Living in Santa Barbara in 1978 to 1981 I was a witness to this great meeting of music, time and place. At a time when I had UCSB Sigma Chi fraternity brothers swooning over Ronald Reagan and wearing their Polo shirts under their Oxford polo button down shirts with both collars up, reeking of Polo cologne while wearing their Vaurnet sunglasses in class, cowboy hats, jeans and leather boots sure looked good to me.

And a lot of the stars lived in and around Santa Barbara. And they loved to play at the County Bowl where I worked briefly as security. I’ll never forget when we were screening purses for weapons - and finding lots of them and a lot of drugs, which we were obliged to let them keep - at the front gate before the Waylon Jennings concert, I heard a deafening roar and looked up to see every security guard’s worst nightmare: 20 chrome-chopped motorcycles of Hell’s Angels roaring up. Panicked to death, I looked over at the head of security, a fairly- young-for-a- retired policeman, and he was waving the Angels through to go and park backstage just as pretty as you please.
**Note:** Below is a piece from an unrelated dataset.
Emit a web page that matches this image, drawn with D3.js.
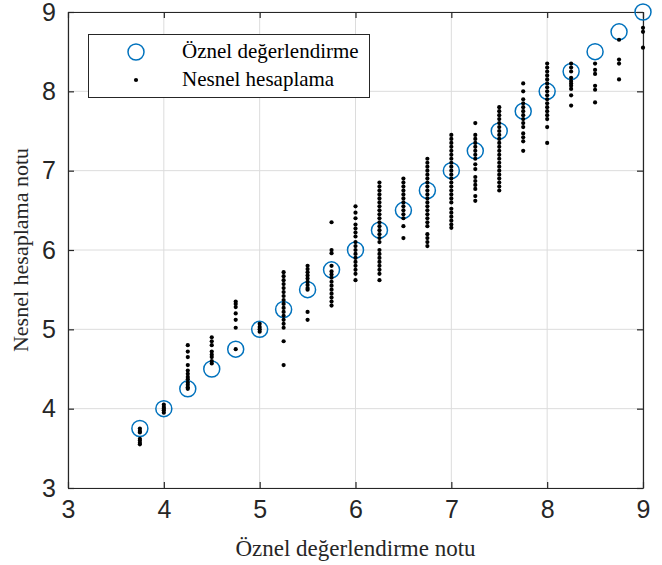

Turns out the Angels were mostly nice as hell. Later we would find out the Hells Angels were the leading supplier to rock stars of good quality and quantity cocaine. This explains Altamont.

And often you would walk into bars around State street and Joe Cocker would be singing drunk off his ass. (Joe once bought my Dad a bloody Mary by accident at brunch at the soon-to-be-mentioned Cold Springs Tavern) Once we walked in on a heavenly jam duet with Kenny Loggins and Emmy Lou Harris.

But the best/worst was at the venerable old rustic and wooden stage coach stop bar, Cold Springs Tavern. My buddy, Mike, was the bartender and he looked the part. He looked exactly like Robert Redford in “Jeremiah Johnson” beard and all.

Mike invited us and a few of his buddies to drink for free and listen to the Captain Crunch and the Deep Cross Cowboys, a local band that specialized in country songs with obscene lyrics, like “It’s Hard To Say I Love You” (When You’re Sitting On My Face)

CCATDCC were actually really good and we had a great time and headed back down the mountain to our Isla Vista beach front apartment. (Two of us were waiting tables for Sunday brunch the next day at the Elegant Farmer) The next morning we walked out on a half-drunk, half-awake Mike, who just staggered in as he was sleeping on our living room couch the entire summer, and he mumbled with his eyes closed;

“Oh, why did you leave? Why in the hell did you leave?”

Apparently right after we left, fresh from an L.A. studio session, into the bar strode Jackson Browne and a truly inebriated Joe Walsh and a likewise Jimmy Buffet, and apparently they played, sang and jammed in this cozy log cabin bar all night. And, this being the Eighties, they had a guy with them who was freely dispensing to the bar patrons a mysterious powder that enables folks to stay up all night. We then remembered we had passed their limo when we drove down the mountain road.

Oh well.

By the way, any rock/country/outlaw band looking for a grill chef/comedian/harmonica player for your next Western tour swing, I can be had for merely session musician rates. Can grill me a mean tri-tip, tell a belly-hurtin’ joke and play a tear-jerkin or boot stomping solo or fill on harp.

Neeeeeeeeeeeeeeeeeeeeeeeeeeeeeeeeeeeeee Haaaaaaaaaaaw.